[Start Entries supplied]

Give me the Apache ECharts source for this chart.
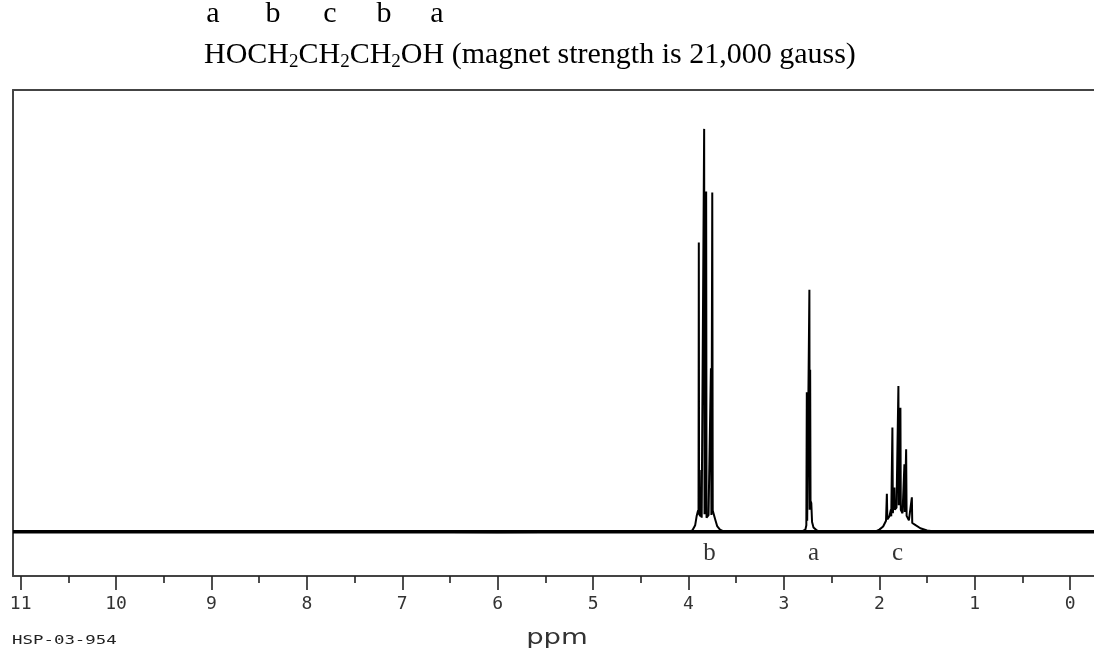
<!DOCTYPE html>
<html><head><meta charset="utf-8">
<script src="https://cdn.jsdelivr.net/npm/echarts@6/dist/echarts.min.js"></script>
<style>html,body{margin:0;padding:0;background:#fff}#c{width:1094px;height:650px}</style>
</head><body><div id="c"></div>
<script>
// ---- data (ppm, intensity) ----
const ppmRange = [-0.25, 11.08];
const tickValues = [0,1,2,3,4,5,6,7,8,9,10,11];
const tickLabels = ['0','1','2','3','4','5','6','7','8','9','10','11'];
const baselineLeft = [[11.08,0],[8.5,0.2],[6.0,-0.1],[4.6,0.1],[4.0,0]];
const clusterB = [[3.96,0.3],[3.93,1.5],[3.915,3.5],[3.90,4.8],[3.895,4.2],[3.892,65.5],[3.889,4],[3.872,3.5],[3.866,14],[3.862,3.2],[3.845,3.6],[3.836,91.2],[3.832,4],[3.815,77],[3.811,3.2],[3.79,3.8],[3.765,37],[3.760,3.8],[3.751,76.8],[3.746,4.8],[3.735,4.8],[3.72,2.8],[3.70,1.3],[3.67,0.5],[3.62,0]];
const baselineMid1 = [[3.3,0.1],[2.85,0]];
const clusterA = [[2.80,0.2],[2.775,0.5],[2.765,1.5],[2.760,31.6],[2.756,2.5],[2.745,2.8],[2.733,54.8],[2.730,5],[2.725,36.7],[2.721,7],[2.713,6.5],[2.705,2.2],[2.69,1],[2.66,0.4],[2.62,0]];
const baselineMid2 = [[2.35,0.1],[2.05,0]];
const clusterC = [[2.0,0.5],[1.96,1.2],[1.93,2.5],[1.921,8.6],[1.916,2.8],[1.895,3.5],[1.879,5],[1.875,3.5],[1.863,23.6],[1.858,4.2],[1.842,10],[1.838,5],[1.820,5.5],[1.800,33],[1.796,6],[1.779,28.1],[1.775,5],[1.757,4.2],[1.737,15.3],[1.733,4.5],[1.719,18.7],[1.714,3.6],[1.69,2.6],[1.659,7.8],[1.655,2],[1.62,1.5],[1.57,0.8],[1.5,0.3],[1.4,0]];
const baselineRight = [[0.8,0.1],[-0.25,0]];
const peakLabels = ['b','a','c'];
const peakLabelPpm = [3.78, 2.69, 1.81];
const peakLabelY = -4.9;
const titleLetters = ['a','b','c','b','a'];

const trace = [].concat(baselineLeft, clusterB, baselineMid1, clusterA, baselineMid2, clusterC, baselineRight);

// layout constants
const W = 1094, frameLeft = 13, frameTop = 90, axisY = 576;
const pxPerPpm = (W - frameLeft) / (ppmRange[1] - ppmRange[0]);
const tickLeft = frameLeft + (ppmRange[1] - 11) * pxPerPpm;
const tickRight = W - (frameLeft + (ppmRange[1] - 0) * pxPerPpm);

const chart = echarts.init(document.getElementById('c'), null, {renderer:'canvas'});
const frameLine = {show:true, onZero:false, lineStyle:{color:'#444', width:2}};
const serif = '"Liberation Serif", "Times New Roman", serif';
const titleX = [213, 273, 330, 384, 437];

chart.setOption({
  animation:false,
  backgroundColor:'#fff',
  grid:[
    {left:frameLeft, top:frameTop, right:0, bottom:650-axisY},
    {left:tickLeft, top:frameTop, right:tickRight, bottom:650-axisY}
  ],
  xAxis:[
    {type:'value', gridIndex:0, inverse:true, min:ppmRange[0], max:ppmRange[1], position:'bottom',
     axisLine:frameLine, axisTick:{show:false}, axisLabel:{show:false}, splitLine:{show:false}},
    {type:'value', gridIndex:0, inverse:true, min:ppmRange[0], max:ppmRange[1], position:'top',
     axisLine:frameLine, axisTick:{show:false}, axisLabel:{show:false}, splitLine:{show:false}},
    {type:'value', gridIndex:1, inverse:true, min:tickValues[0], max:tickValues[tickValues.length-1], interval:1, position:'bottom',
     axisLine:{show:false, onZero:false},
     axisTick:{show:true, length:14, lineStyle:{color:'#222', width:1.6}},
     minorTick:{show:true, splitNumber:2, length:7, lineStyle:{color:'#222', width:1.6}},
     axisLabel:{show:true, margin:19, fontFamily:'"DejaVu Sans Mono", monospace', fontSize:18, color:'#333',
       formatter:(v)=>{const i=tickValues.indexOf(Math.round(v)); return i>=0?tickLabels[i]:'';}},
     splitLine:{show:false}}
  ],
  yAxis:[
    {type:'value', gridIndex:0, min:-10, max:100, position:'left', axisLine:frameLine, axisTick:{show:false}, axisLabel:{show:false}, splitLine:{show:false}},
    {type:'value', gridIndex:1, min:-10, max:100, show:false}
  ],
  series:[
    {type:'line', xAxisIndex:0, yAxisIndex:0, data:[[ppmRange[1],0],[ppmRange[0],0]], showSymbol:false, silent:true,
     lineStyle:{color:'#000', width:3.4}},
    {type:'line', xAxisIndex:0, yAxisIndex:0, data:trace, showSymbol:false, silent:true,
     lineStyle:{color:'#000', width:2}},
    {type:'scatter', xAxisIndex:0, yAxisIndex:0, symbolSize:0, silent:true,
     data:peakLabels.map((t,i)=>({value:[peakLabelPpm[i], peakLabelY], name:t})),
     label:{show:true, position:'inside', formatter:(p)=>p.name, fontFamily:serif, fontSize:25, color:'#000'}}
  ],
  graphic:[].concat(
    titleLetters.map((t,i)=>({type:'text', x:titleX[i], y:14, style:{text:t, font:'30px '+serif, fill:'#000', textAlign:'center', textVerticalAlign:'middle'}})),
    [{type:'text', x:204, y:55, style:{
      text:'{n|HOCH}{s|2}{n|CH}{s|2}{n|CH}{s|2}{n|OH (magnet strength is 21,000 gauss)}',
      textVerticalAlign:'middle',
      rich:{n:{fontFamily:serif, fontSize:30, fill:'#000', color:'#000'},
            s:{fontFamily:serif, fontSize:19, fill:'#000', color:'#000', padding:[14,0,0,0]}}
    }},
    {type:'text', x:12, y:641, scaleX:1.45, style:{text:'HSP-03-954', font:'12px "DejaVu Sans Mono", monospace', fill:'#222', textVerticalAlign:'middle'}},
    {type:'text', x:557, y:638, scaleX:1.25, style:{text:'ppm', font:'22px "DejaVu Sans", sans-serif', fill:'#333', textAlign:'center', textVerticalAlign:'middle'}}]
  )
});
</script></body></html>
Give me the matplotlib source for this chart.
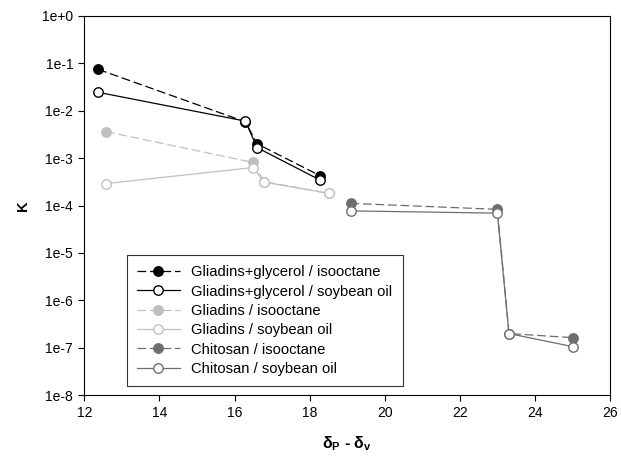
import matplotlib
matplotlib.use("Agg")
import matplotlib.pyplot as plt
from matplotlib.ticker import FixedLocator, NullLocator

plt.rcParams['font.family'] = ['Liberation Sans', 'DejaVu Sans']
plt.rcParams['mathtext.fontset'] = 'custom'
plt.rcParams['mathtext.rm'] = 'Liberation Sans'
plt.rcParams['mathtext.bf'] = 'Liberation Sans:bold'

# Data
gg_iso_x = [12.37, 16.29, 16.60, 18.29]
gg_iso_y = [7.4e-2, 5.8e-3, 2.0e-3, 4.2e-4]
gg_soy_x = [12.37, 16.29, 16.60, 18.29]
gg_soy_y = [2.43e-2, 6.0e-3, 1.66e-3, 3.4e-4]
gl_iso_x = [12.58, 16.49, 16.79, 18.51]
gl_iso_y = [3.6e-3, 8.1e-4, 3.2e-4, 1.8e-4]
gl_soy_x = [12.58, 16.49, 16.79, 18.51]
gl_soy_y = [2.9e-4, 6.3e-4, 3.1e-4, 1.8e-4]
ch_iso_x = [19.09, 23.0, 23.31, 25.01]
ch_iso_y = [1.11e-4, 8.3e-5, 2.0e-7, 1.64e-7]
ch_soy_x = [19.09, 23.0, 23.31, 25.01]
ch_soy_y = [7.7e-5, 6.9e-5, 2.0e-7, 1.06e-7]

labels = ["Gliadins+glycerol / isooctane", "Gliadins+glycerol / soybean oil",
          "Gliadins / isooctane", "Gliadins / soybean oil",
          "Chitosan / isooctane", "Chitosan / soybean oil"]
ytick_vals = [1e-8, 1e-7, 1e-6, 1e-5, 1e-4, 1e-3, 1e-2, 1e-1, 1e0]
ytick_labels = ["1e-8", "1e-7", "1e-6", "1e-5", "1e-4", "1e-3", "1e-2", "1e-1", "1e+0"]
xtick_vals = [12, 14, 16, 18, 20, 22, 24, 26]

BLACK = '#000000'
LIGHT = '#c0c0c0'
DARK = '#6e6e6e'

fig = plt.figure(figsize=(6.21, 4.74), dpi=100)
ax = fig.add_axes([84.3/621, 1 - 395.3/474, (610-84.3)/621, (395.3-15.7)/474])

ms = 6.8
lw = 0.9
dash = (0, (7, 3))
series = [
    (gg_iso_x, gg_iso_y, BLACK, BLACK, dash),
    (gg_soy_x, gg_soy_y, BLACK, 'white', '-'),
    (gl_iso_x, gl_iso_y, LIGHT, LIGHT, dash),
    (gl_soy_x, gl_soy_y, LIGHT, 'white', '-'),
    (ch_iso_x, ch_iso_y, DARK, DARK, dash),
    (ch_soy_x, ch_soy_y, DARK, 'white', '-'),
]
for (xs, ys, c, fc, ls), lab in zip(series, labels):
    ax.plot(xs, ys, color=c, linestyle=ls, linewidth=lw, marker='o',
            markersize=ms, markerfacecolor=fc, markeredgecolor=c,
            markeredgewidth=1.0, label=lab)

ax.set_yscale('log')
ax.set_xlim(12, 26)
ax.set_ylim(1e-8, 1e0)
ax.yaxis.set_major_locator(FixedLocator(ytick_vals))
ax.yaxis.set_minor_locator(NullLocator())
ax.set_yticklabels(ytick_labels)
ax.set_xticks(xtick_vals)
ax.tick_params(axis='both', direction='out', length=4, width=0.8,
               labelsize=10, top=False, right=False, pad=4)
for s in ax.spines.values():
    s.set_linewidth(0.8)

ax.set_ylabel('K', fontsize=10.5, fontweight='bold', labelpad=9)
ax.set_xlabel('δ$_\\mathbf{P}$ - δ$_\\mathbf{v}$', fontsize=11.5, fontweight='bold', labelpad=10)

leg = ax.legend(loc='upper left', bbox_to_anchor=((126.6-84.3)/525.7, (395.3-255)/379.6),
                frameon=True, fancybox=False, edgecolor='black', fontsize=10.6,
                handlelength=2.9, handletextpad=0.8, borderpad=0.7,
                labelspacing=0.36, borderaxespad=0)
leg.get_frame().set_linewidth(0.8)

fig.savefig('out.png', dpi=100)
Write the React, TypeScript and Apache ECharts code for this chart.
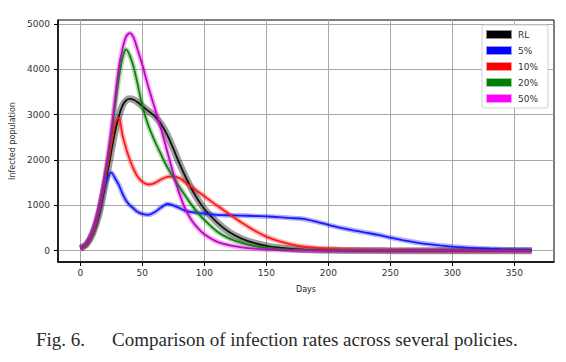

[End Entries supplied]

_Task goal:_
Give again the lines from "Give me the matplotlib source for this chart." to "ch_soy_y = [7.7e-5, 6.9e-5, 2.0e-7, 1.06e-7]" exactly, both of those lines included, and do not include any pictures.

_Solution below:_
Give me the matplotlib source for this chart.
import matplotlib
matplotlib.use("Agg")
import matplotlib.pyplot as plt
from matplotlib.ticker import FixedLocator, NullLocator

plt.rcParams['font.family'] = ['Liberation Sans', 'DejaVu Sans']
plt.rcParams['mathtext.fontset'] = 'custom'
plt.rcParams['mathtext.rm'] = 'Liberation Sans'
plt.rcParams['mathtext.bf'] = 'Liberation Sans:bold'

# Data
gg_iso_x = [12.37, 16.29, 16.60, 18.29]
gg_iso_y = [7.4e-2, 5.8e-3, 2.0e-3, 4.2e-4]
gg_soy_x = [12.37, 16.29, 16.60, 18.29]
gg_soy_y = [2.43e-2, 6.0e-3, 1.66e-3, 3.4e-4]
gl_iso_x = [12.58, 16.49, 16.79, 18.51]
gl_iso_y = [3.6e-3, 8.1e-4, 3.2e-4, 1.8e-4]
gl_soy_x = [12.58, 16.49, 16.79, 18.51]
gl_soy_y = [2.9e-4, 6.3e-4, 3.1e-4, 1.8e-4]
ch_iso_x = [19.09, 23.0, 23.31, 25.01]
ch_iso_y = [1.11e-4, 8.3e-5, 2.0e-7, 1.64e-7]
ch_soy_x = [19.09, 23.0, 23.31, 25.01]
ch_soy_y = [7.7e-5, 6.9e-5, 2.0e-7, 1.06e-7]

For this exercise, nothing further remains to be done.